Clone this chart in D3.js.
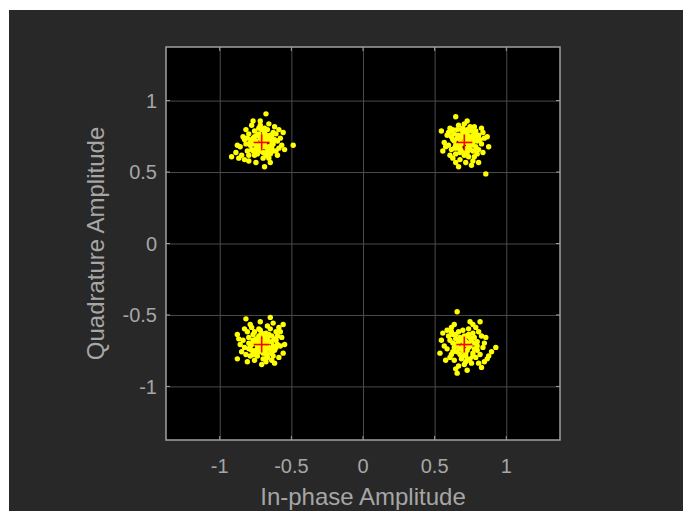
<!DOCTYPE html>
<html>
<head>
<meta charset="utf-8">
<script src="https://cdn.jsdelivr.net/npm/d3@7"></script>
<style>
  body { margin: 0; background: #ffffff; }
  svg { display: block; }
  text { font-family: Arial, "Liberation Sans", Helvetica, sans-serif; fill: #a6a6a6; }
</style>
</head>
<body>
<svg></svg>
<script>
var width = 684;
var height = 511;

// plot box inside the dark figure
var boxLeft = 166, boxRight = 560, boxTop = 47, boxBottom = 440;

var ticks = [-1, -0.5, 0, 0.5, 1];
var tickLabels = ['-1', '-0.5', '0', '0.5', '1'];

// ideal QPSK reference points
var refI = [-0.7071, 0.7071, -0.7071, 0.7071];
var refQ = [0.7071, 0.7071, -0.7071, -0.7071];

// received symbols, offsets from each reference point (hundredths)
var upperLeft = [
  [0,0],[3,2],[-4,1],[5,-3],[-2,-5],[7,4],[-6,3],[2,7],[-3,-8],[8,-1],
  [-8,-2],[4,9],[-1,12],[10,6],[-10,-6],[6,-8],[-5,8],[12,-4],[-12,2],[1,-11],
  [3,20],[-1,15],[-7,12],[9,11],[14,-2],[-14,-9],[-21,-10],[-16,-11],[-18,-7],[-9,-13],
  [-4,-14],[2,-17],[6,-14],[11,-9],[16,-5],[22,-2],[12,9],[-11,9],[-13,4],[5,13],
  [-6,-1],[1,4],[4,-6],[-3,5],[6,1],[-7,-5],[9,2],[-2,-2],[2,-3],[-5,-9],
  [8,7],[-9,6],[13,3],[-15,-3],[0,9],[-1,-6],[10,-6],[-11,-1],[4,4],[-4,-4],
  [7,-4],[-8,0],[3,-9],[-2,10],[15,7],[-17,-2],[5,-11],[-6,15],[11,1],[-12,-12],
  [1,1],[-1,3],[2,-1],[-3,-2],[4,2],[-5,4],[3,5],[0,-3],[5,-5],[-6,-6],
  [1,-7],[-2,6],[6,5],[-7,2],[7,-2],[-4,-6],[2,10],[-9,-9],[8,-6],[-10,3]
];
var upperRight = [
  [0,0],[-3,2],[4,-1],[-5,-4],[2,6],[6,3],[-7,1],[1,-7],[8,-3],[-2,9],
  [-6,-8],[5,8],[10,5],[-9,4],[3,-10],[-11,-2],[9,-8],[-4,12],[12,-1],[0,13],
  [-6,18],[-16,8],[-13,-3],[-10,10],[15,-22],[10,-14],[-4,-17],[-3,-12],[17,-3],[13,7],
  [7,11],[-8,-11],[1,-14],[11,2],[-12,5],[6,-6],[-1,4],[3,1],[-4,-2],[2,-4],
  [5,4],[-7,6],[8,8],[-9,-5],[0,-9],[4,11],[-2,-6],[9,1],[-5,3],[7,-10],
  [-14,0],[12,10],[6,-13],[-10,-9],[14,3],[-1,10],[3,-2],[-3,-4],[1,7],[10,-5],
  [-8,9],[5,-16],[-11,7],[13,-7],[2,15],[-6,-14],[16,4],[-15,-6],
  [1,2],[-2,-1],[3,4],[-4,5],[5,-2],[-6,-2],[2,-7],[-1,7],[7,6],[-8,2],
  [4,-5],[-3,-7],[6,0],[-5,9],[9,4],[-7,-4],[0,5],[8,-6],[-9,8],[2,9]
];
var lowerLeft = [
  [0,0],[2,3],[-3,-1],[5,-2],[-4,4],[1,-6],[7,2],[-7,-4],[3,8],[-6,7],
  [9,-4],[-9,1],[4,-9],[-2,11],[11,6],[-11,-7],[6,11],[-5,-11],[13,-1],[-13,3],
  [-11,18],[6,19],[15,14],[16,0],[-17,7],[-17,-10],[0,-14],[9,-13],[-8,14],[12,-9],
  [-14,-5],[10,9],[-1,16],[14,5],[-3,-8],[2,-2],[-5,1],[4,5],[-1,3],[6,-6],
  [-8,-1],[8,-8],[-10,9],[3,-12],[11,0],[-12,11],[7,6],[-6,-7],[0,8],[-2,-5],
  [5,2],[-4,-4],[9,4],[-9,-3],[12,12],[-7,12],[15,-6],[-15,0],[1,-10],[-10,-12],
  [7,-11],[-5,9],[10,-2],[13,9],[-12,-2],[4,13],[-16,4],[8,15],
  [1,1],[-1,-2],[3,-4],[-2,6],[4,1],[-6,3],[2,6],[-4,-7],[6,-3],[-7,0],
  [0,-4],[5,7],[-3,2],[8,-1],[-9,5],[3,-7],[-1,10],[7,-6],[-8,-8],[10,3]
];
var lowerRight = [
  [0,0],[-2,3],[3,-2],[-5,-1],[4,5],[1,-6],[-6,4],[7,-3],[-3,-7],[6,8],
  [-8,-5],[9,2],[-1,10],[2,-11],[-10,3],[11,-7],[-9,9],[5,-13],[12,6],[-12,-3],
  [-5,23],[11,16],[22,-2],[17,-8],[-5,-20],[12,-16],[-16,3],[-17,-6],[15,5],[8,12],
  [-7,14],[-13,-11],[4,16],[14,-12],[-4,-15],[0,3],[3,1],[-3,-3],[6,-6],[-6,0],
  [2,6],[-1,-4],[8,-9],[-8,7],[10,9],[-10,-9],[5,4],[-4,9],[9,-4],[-11,6],
  [1,-8],[7,1],[-7,-11],[13,-2],[0,-14],[-14,-1],[3,11],[16,-10],[-9,12],[10,-13],
  [-2,-10],[6,14],[-12,10],[14,1],[-6,-17],[19,-5],[-15,8],[2,-18],
  [1,2],[-1,-1],[2,-4],[-3,5],[4,-1],[-4,2],[3,7],[-5,-5],[5,3],[-7,-2],
  [0,6],[6,-8],[-2,-8],[7,5],[-8,1],[4,-10],[-6,7],[9,-1],[-9,-7],[1,-12]
];
var clusters = [upperLeft, upperRight, lowerLeft, lowerRight];

var received = [];
clusters.forEach(function(c, k) {
  c.forEach(function(o) {
    received.push({ i: refI[k] + o[0] / 100, q: refQ[k] + o[1] / 100 });
  });
});

var xScale = d3.scaleLinear()
  .domain([-1.375, 1.375])
  .range([boxLeft, boxRight]);

var yScale = d3.scaleLinear()
  .domain([-1.375, 1.375])
  .range([boxBottom, boxTop]);

var svg = d3.select('svg')
  .attr('width', width)
  .attr('height', height);

// dark figure background
svg.append('rect')
  .attr('x', 9)
  .attr('y', 10)
  .attr('width', 674)
  .attr('height', height - 10)
  .attr('fill', '#282828');

svg.append('rect')
  .attr('x', boxLeft)
  .attr('y', boxTop)
  .attr('width', boxRight - boxLeft)
  .attr('height', boxBottom - boxTop)
  .attr('fill', '#000000');

// grid
var xAxis = d3.axisBottom(xScale)
  .tickValues(ticks)
  .tickSize(-(boxBottom - boxTop))
  .tickSizeOuter(0)
  .tickFormat('');

var yAxis = d3.axisLeft(yScale)
  .tickValues(ticks)
  .tickSize(-(boxRight - boxLeft))
  .tickSizeOuter(0)
  .tickFormat('');

svg.append('g')
  .attr('transform', 'translate(0,' + boxBottom + ')')
  .call(xAxis)
  .call(g => g.select('.domain').remove())
  .call(g => g.selectAll('line').attr('stroke', '#4b4b4b').attr('stroke-width', 1));

svg.append('g')
  .attr('transform', 'translate(' + boxLeft + ',0)')
  .call(yAxis)
  .call(g => g.select('.domain').remove())
  .call(g => g.selectAll('line').attr('stroke', '#4b4b4b').attr('stroke-width', 1));

// received symbols
svg.append('g')
  .selectAll('circle')
  .data(received)
  .enter()
  .append('circle')
  .attr('cx', d => xScale(d.i))
  .attr('cy', d => yScale(d.q))
  .attr('r', 2.7)
  .attr('fill', '#ffff00');

// reference markers
var refs = refI.map((v, k) => ({ i: v, q: refQ[k] }));
var plus = svg.append('g')
  .selectAll('g')
  .data(refs)
  .enter()
  .append('g')
  .attr('transform', d => 'translate(' + xScale(d.i) + ',' + yScale(d.q) + ')');
plus.append('line').attr('x1', -8).attr('x2', 8).attr('y1', 0).attr('y2', 0)
  .attr('stroke', '#ff0000').attr('stroke-width', 1.6);
plus.append('line').attr('x1', 0).attr('x2', 0).attr('y1', -8).attr('y2', 8)
  .attr('stroke', '#ff0000').attr('stroke-width', 1.6);

// box + inner tick marks
svg.append('rect')
  .attr('x', boxLeft)
  .attr('y', boxTop)
  .attr('width', boxRight - boxLeft)
  .attr('height', boxBottom - boxTop)
  .attr('fill', 'none')
  .attr('stroke', '#a0a0a0')
  .attr('stroke-width', 1.5);

var tickG = svg.append('g').attr('stroke', '#a0a0a0').attr('stroke-width', 1);
ticks.forEach(function(t) {
  tickG.append('line').attr('x1', xScale(t)).attr('x2', xScale(t)).attr('y1', boxBottom).attr('y2', boxBottom - 4);
  tickG.append('line').attr('x1', xScale(t)).attr('x2', xScale(t)).attr('y1', boxTop).attr('y2', boxTop + 4);
  tickG.append('line').attr('y1', yScale(t)).attr('y2', yScale(t)).attr('x1', boxLeft).attr('x2', boxLeft + 4);
  tickG.append('line').attr('y1', yScale(t)).attr('y2', yScale(t)).attr('x1', boxRight).attr('x2', boxRight - 4);
});

// tick labels
svg.append('g')
  .selectAll('text')
  .data(ticks)
  .enter()
  .append('text')
  .attr('x', d => xScale(d))
  .attr('y', 473)
  .style('font-size', '20px')
  .style('text-anchor', 'middle')
  .text((d, k) => tickLabels[k]);

svg.append('g')
  .selectAll('text')
  .data(ticks)
  .enter()
  .append('text')
  .attr('x', 157)
  .attr('y', d => yScale(d))
  .attr('dy', '0.36em')
  .style('font-size', '20px')
  .style('text-anchor', 'end')
  .text((d, k) => tickLabels[k]);

// axis titles
svg.append('text')
  .attr('x', (boxLeft + boxRight) / 2)
  .attr('y', 505)
  .style('font-size', '24px')
  .style('text-anchor', 'middle')
  .text('In-phase Amplitude');

svg.append('text')
  .attr('transform', 'translate(104,' + (boxTop + boxBottom) / 2 + ') rotate(-90)')
  .style('font-size', '24px')
  .style('text-anchor', 'middle')
  .text('Quadrature Amplitude');
</script>
</body>
</html>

=====

Omit the pictures, then repeat exactly each line from the beginning of the listing through the line with "var refQ = [0.7071, 0.7071, -0.7071, -0.7071];".

COMPLETE ANSWER:
Clone this chart in D3.js.
<!DOCTYPE html>
<html>
<head>
<meta charset="utf-8">
<script src="https://cdn.jsdelivr.net/npm/d3@7"></script>
<style>
  body { margin: 0; background: #ffffff; }
  svg { display: block; }
  text { font-family: Arial, "Liberation Sans", Helvetica, sans-serif; fill: #a6a6a6; }
</style>
</head>
<body>
<svg></svg>
<script>
var width = 684;
var height = 511;

// plot box inside the dark figure
var boxLeft = 166, boxRight = 560, boxTop = 47, boxBottom = 440;

var ticks = [-1, -0.5, 0, 0.5, 1];
var tickLabels = ['-1', '-0.5', '0', '0.5', '1'];

// ideal QPSK reference points
var refI = [-0.7071, 0.7071, -0.7071, 0.7071];
var refQ = [0.7071, 0.7071, -0.7071, -0.7071];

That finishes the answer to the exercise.